News organizations sue Minnesota to block limitation on polling place access

[JURIST] A group of news organizations filed a lawsuit in federal district court Monday to challenge the constitutionality of a Minnesota statute [text] restricting access to polling places. The Associated Press and several television networks brought suit in US District Court for the District of Minnesota [official website], alleging that the law violates their rights under the First Amendment [LII backgrounder] and asking the court to enjoin its enforcement as applied to exit polling. The statute, titled "Lingering near polling place," prohibits anyone other than an election official or prospective voter from standing within 100 feet of a building that houses a polling place. An earlier version of the law [text], which was amended in April, applied within 100 feet of the entrance to a polling place, defined as "the room or area where voting is occurring." An attorney for the news organizations said the law would prevent exit polling "with any kind of accuracy and reliability," describing the restriction as the broadest of its kind in the country. AP has more. From Minneapolis, the Star Tribune has local coverage.

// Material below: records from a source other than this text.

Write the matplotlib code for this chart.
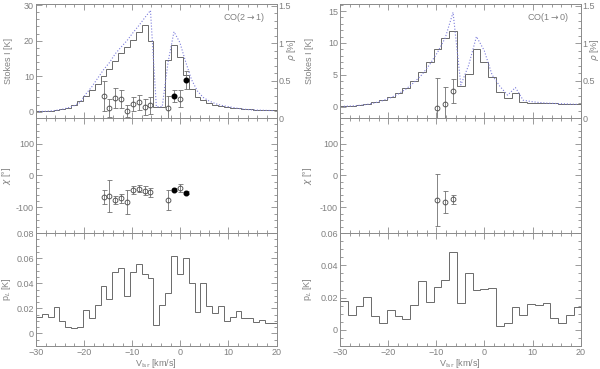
import matplotlib
matplotlib.use('Agg')
import matplotlib.pyplot as plt
from matplotlib.ticker import MultipleLocator, FuncFormatter
import numpy as np

plt.rcParams['font.family'] = ['Liberation Sans', 'DejaVu Sans']
plt.rcParams['font.size'] = 6.5

# ---- CO(2-1) channels ----
co21_start = -30.0
co21_width = 1.22
co21_stokes = [0.1, 0.15, 0.3, 0.5, 0.8, 1.1, 1.9, 3.0, 4.5, 6.0, 7.7, 10.0, 12.0, 14.3,
               16.4, 18.3, 20.3, 22.5, 24.5, 19.8, 1.4, 1.4, 14.5, 18.7, 15.5, 10.3, 6.5,
               4.2, 3.2, 2.5, 2.0, 1.6, 1.3, 1.1, 0.9, 0.75, 0.65, 0.55, 0.5, 0.5, 0.5]
co21_model = [0.05, 0.1, 0.2, 0.4, 0.7, 1.1, 1.7, 2.6, 5.0, 7.0, 9.4, 11.8, 13.8, 16.3,
              18.2, 20.0, 22.2, 24.2, 26.4, 28.5, 1.4, 1.4, 14.0, 22.5, 19.5, 14.0, 9.0,
              5.8, 4.0, 3.0, 2.3, 1.8, 1.5, 1.2, 0.9, 0.7, 0.55, 0.45, 0.4, 0.35, 0.3]
co21_pl = [0.013, 0.0154, 0.013, 0.021, 0.010, 0.0054, 0.004, 0.0054, 0.019, 0.012,
           0.0227, 0.038, 0.0275, 0.0486, 0.052, 0.030, 0.0486, 0.055, 0.047, 0.044,
           0.007, 0.0227, 0.032, 0.0616, 0.047, 0.060, 0.040, 0.0168, 0.0405, 0.022,
           0.016, 0.022, 0.010, 0.013, 0.018, 0.012, 0.012, 0.009, 0.011, 0.0085, 0.008]

co21_v_open = [-15.97, -14.75, -13.53, -12.31, -11.09, -9.87, -8.65, -7.43, -6.21, -2.55, -0.11]
co21_rho_open = [0.30, 0.13, 0.27, 0.25, 0.09, 0.19, 0.21, 0.15, 0.17, 0.14, 0.26]
co21_rho_open_err = [0.20, 0.12, 0.13, 0.12, 0.08, 0.09, 0.10, 0.11, 0.11, 0.15, 0.11]
co21_chi_open = [-68, -64, -77, -72, -83, -45, -42, -48, -53, -77, -40]
co21_chi_open_err = [21, 49, 13, 14, 38, 13, 11, 14, 15, 32, 13]

co21_v_fill = [-1.33, 1.11]
co21_rho_fill = [0.29, 0.51]
co21_rho_fill_err = [0.08, 0.12]
co21_chi_fill = [-45, -54]
co21_chi_fill_err = [5, 5]

# ---- CO(1-0) channels ----
co10_start = -30.0
co10_width = 1.62
co10_stokes = [0.1, 0.12, 0.2, 0.35, 0.65, 1.0, 1.45, 2.1, 2.9, 4.0, 5.5, 7.0, 9.0, 10.8,
               11.8, 3.2, 5.1, 9.0, 7.0, 4.6, 2.3, 1.3, 2.1, 0.7, 0.6, 0.55, 0.5, 0.5,
               0.45, 0.45, 0.4]
co10_model = [0.05, 0.1, 0.2, 0.35, 0.6, 0.95, 1.4, 2.0, 2.8, 3.8, 5.0, 6.6, 8.5, 10.8,
              14.8, 3.4, 6.5, 11.0, 8.8, 5.0, 3.2, 1.8, 3.0, 1.0, 0.8, 0.65, 0.55, 0.5,
              0.45, 0.4, 0.35]
co10_pl = [0.0176, 0.0092, 0.0145, 0.0204, 0.0086, 0.0043, 0.0122, 0.0086, 0.0065, 0.0155,
           0.030, 0.0173, 0.0265, 0.031, 0.048, 0.0165, 0.035, 0.0245, 0.0255, 0.026,
           0.0022, 0.0043, 0.0143, 0.0094, 0.016, 0.0155, 0.0165, 0.0071, 0.0043, 0.0094,
           0.0143]

co10_v_open = [-9.75, -8.13, -6.51]
co10_rho_open = [0.14, 0.19, 0.36]
co10_rho_open_err = [0.40, 0.23, 0.16]
co10_chi_open = [-77, -84, -75]
co10_chi_open_err = [81, 35, 14]

line_col = '#6a6a6a'
frame_col = '#8a8a8a'
text_col = '#808080'
model_col = '#7c7cdc'

fig = plt.figure(figsize=(6.0, 3.69), dpi=100)

gfmt = FuncFormatter(lambda x, p: '%g' % x)


def style(ax, xlabels=False):
    for s in ax.spines.values():
        s.set_color(frame_col)
        s.set_linewidth(0.7)
    ax.tick_params(which='both', direction='in', colors=frame_col, labelcolor=text_col,
                   top=True, right=True, labelsize=6.5, width=0.6, pad=1.5)
    ax.tick_params(which='major', length=4)
    ax.tick_params(which='minor', length=2)
    ax.set_xlim(-30, 20)
    ax.xaxis.set_major_locator(MultipleLocator(10))
    ax.xaxis.set_minor_locator(MultipleLocator(2))
    ax.yaxis.set_major_formatter(gfmt)
    if not xlabels:
        ax.tick_params(labelbottom=False)
    else:
        ax.set_xlabel('V$_{\\rm lsr}$ [km/s]', color=text_col, labelpad=0)


cols = [
    dict(x0=0.060, lab_x=-0.095, rho_x=1.035, start=co21_start, width=co21_width,
         stokes=co21_stokes, model=co21_model, pl=co21_pl, ylim_i=(-1.8, 30.3),
         i_major=10, i_minor=2, pl_top=0.08, name='CO(2$\\rightarrow$1)',
         v_open=co21_v_open, rho_open=co21_rho_open, rho_open_err=co21_rho_open_err,
         chi_open=co21_chi_open, chi_open_err=co21_chi_open_err,
         v_fill=co21_v_fill, rho_fill=co21_rho_fill, rho_fill_err=co21_rho_fill_err,
         chi_fill=co21_chi_fill, chi_fill_err=co21_chi_fill_err),
    dict(x0=0.5667, lab_x=-0.11, rho_x=1.03, start=co10_start, width=co10_width,
         stokes=co10_stokes, model=co10_model, pl=co10_pl, ylim_i=(-1.8, 16.1),
         i_major=5, i_minor=1, pl_top=0.06, name='CO(1$\\rightarrow$0)',
         v_open=co10_v_open, rho_open=co10_rho_open, rho_open_err=co10_rho_open_err,
         chi_open=co10_chi_open, chi_open_err=co10_chi_open_err,
         v_fill=[], rho_fill=[], rho_fill_err=[], chi_fill=[], chi_fill_err=[]),
]

eb_open = dict(fmt='o', ms=3.5, mfc='none', mec='#444444', mew=0.6, ecolor='#707070',
               elinewidth=0.6, capsize=1.8, capthick=0.6)
eb_fill = dict(fmt='o', ms=3.3, mfc='black', mec='black', ecolor='#707070',
               elinewidth=0.6, capsize=1.8, capthick=0.6)

w = 0.401
for c in cols:
    n = len(c['stokes'])
    edges = c['start'] + c['width'] * np.arange(n + 1)
    centers = 0.5 * (edges[:-1] + edges[1:])

    # top: Stokes I + rho
    ax1 = fig.add_axes([c['x0'], 0.680, w, 0.309])
    style(ax1)
    ax1.tick_params(right=False)
    ax1.stairs(c['stokes'], edges, baseline=None, color=line_col, lw=0.7)
    ax1.plot(centers, c['model'], ':', color=model_col, lw=0.8)
    ax1.set_ylim(*c['ylim_i'])
    ax1.yaxis.set_major_locator(MultipleLocator(c['i_major']))
    ax1.yaxis.set_minor_locator(MultipleLocator(c['i_minor']))
    ax1.set_ylabel('Stokes I [K]', color=text_col)
    ax1.yaxis.set_label_coords(c['lab_x'], 0.5)
    ax1.text(0.95, 0.88, c['name'], transform=ax1.transAxes, ha='right', va='center',
             color=text_col, fontsize=6.5)

    ax2 = ax1.twinx()
    ax2.set_position([c['x0'], 0.680, w, 0.309])
    for s in ax2.spines.values():
        s.set_visible(False)
    ax2.tick_params(which='both', direction='in', colors=frame_col, labelcolor=text_col,
                    labelsize=6.5, width=0.6, pad=1.5)
    ax2.tick_params(which='major', length=4)
    ax2.tick_params(which='minor', length=2)
    ax2.set_ylim(0, 1.52)
    ax2.yaxis.set_major_locator(MultipleLocator(0.5))
    ax2.yaxis.set_minor_locator(MultipleLocator(0.1))
    ax2.yaxis.set_major_formatter(gfmt)
    ax2.set_ylabel('$\\rho$ [%]', color=text_col, rotation=90)
    ax2.yaxis.set_label_coords(c['rho_x'], 0.6)
    ax2.errorbar(c['v_open'], c['rho_open'], yerr=c['rho_open_err'], **eb_open)
    if c['v_fill']:
        ax2.errorbar(c['v_fill'], c['rho_fill'], yerr=c['rho_fill_err'], **eb_fill)

    # middle: chi
    ax3 = fig.add_axes([c['x0'], 0.3686, w, 0.3117])
    style(ax3)
    ax3.set_ylim(-180, 180)
    ax3.yaxis.set_major_locator(MultipleLocator(100))
    ax3.yaxis.set_minor_locator(MultipleLocator(20))
    ax3.set_ylabel('$\\chi$ [°]', color=text_col)
    ax3.yaxis.set_label_coords(c['lab_x'], 0.5)
    ax3.errorbar(c['v_open'], c['chi_open'], yerr=c['chi_open_err'], **eb_open)
    if c['v_fill']:
        ax3.errorbar(c['v_fill'], c['chi_fill'], yerr=c['chi_fill_err'], **eb_fill)

    # bottom: p_L
    ax4 = fig.add_axes([c['x0'], 0.0623, w, 0.3062])
    style(ax4, xlabels=True)
    ax4.stairs(c['pl'], edges, baseline=None, color=line_col, lw=0.7)
    ax4.set_ylim(-0.01, c['pl_top'])
    ax4.yaxis.set_major_locator(MultipleLocator(0.02))
    ax4.yaxis.set_minor_locator(MultipleLocator(0.005))
    ax4.set_ylabel('p$_L$ [K]', color=text_col)
    ax4.yaxis.set_label_coords(c['lab_x'], 0.5)

fig.savefig('out.png', dpi=100)
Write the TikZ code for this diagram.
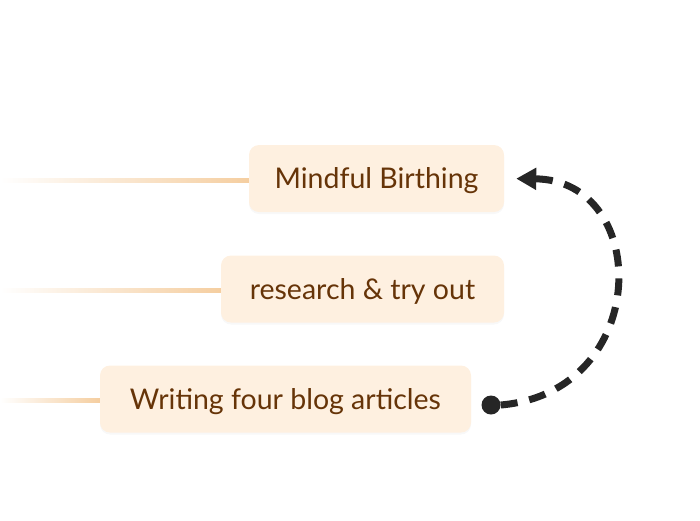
\documentclass[tikz,border=0pt]{standalone}
\usepackage{fontspec}
\setmainfont{Lato}
\usepackage{tikz}
\usetikzlibrary{
  arrows.meta,
  positioning,
  shadows
}
\definecolor{CardFill}{RGB}{254, 240, 224}
\definecolor{CardText}{RGB}{102, 52, 8}
\definecolor{LinkTan}{RGB}{245, 206, 160}
\definecolor{LoopDark}{RGB}{38, 38, 38}

\begin{document}
\begin{tikzpicture}[x=1pt, y=-1pt,
    card/.style={rectangle, fill=CardFill, rounded corners=10pt, minimum height=67pt,
      inner sep=0pt, text=CardText, font=\fontsize{28.5}{33}\selectfont,
      text height=20.5pt, text depth=0pt,
      drop shadow={opacity=0.06, shadow xshift=0pt, shadow yshift=-2pt}}]
    \useasboundingbox (0,0) rectangle (700,520);
    % cards
    \node[card, minimum width=255pt] (mind) at (376.5,178.5) {Mindful Birthing};
    \node[card, minimum width=283pt] (research) at (362.5,289) {research \& try out};
    \node[card, minimum width=371pt] (blog) at (285.5,399) {Writing four blog articles};
    % fading lines from the left edge
    \coordinate (mindIn) at (0,180);
    \coordinate (researchIn) at (0,290);
    \coordinate (blogIn) at (0,400);
    \shade[left color=white, right color=LinkTan] (mindIn) ++(0,-2) rectangle ([yshift=-2pt]mind.west |- mindIn);
    \shade[left color=white, right color=LinkTan] (researchIn) ++(0,-2) rectangle ([yshift=-2pt]research.west |- researchIn);
    \shade[left color=white, right color=LinkTan] (blogIn) ++(0,-2) rectangle ([yshift=-2pt]blog.west |- blogIn);
    % loop back
    \node[circle, fill=LoopDark, minimum size=19pt, inner sep=0pt] (dot) at (491,405) {};
    \draw[LoopDark, line width=7pt, dash pattern=on 17pt off 12pt,
      -{Triangle[length=20pt, width=21pt]}, shorten >=12pt]
      (dot.east) .. controls (652,392) and (652,180) .. (mind.east);
\end{tikzpicture}
\end{document}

The Congressional Research Service performed a legal analysis [text, PDF] after the 2000 presidential election, when media had projected that Vice President Al Gore had won Florida before the polls had actually closed. The study group concluded that Congress could not constitutionally prohibit exit polling, and the analysis suggested that "Congress, could, however, ban voter solicitation within a certain distance from a polling place, and might be able to include exit polling within such a ban." A number of federal courts have struck down restrictions on exit polling [RCFP backgrounder], including a Minnesota statute that prohibited reporters from questioning voters about ballot issues.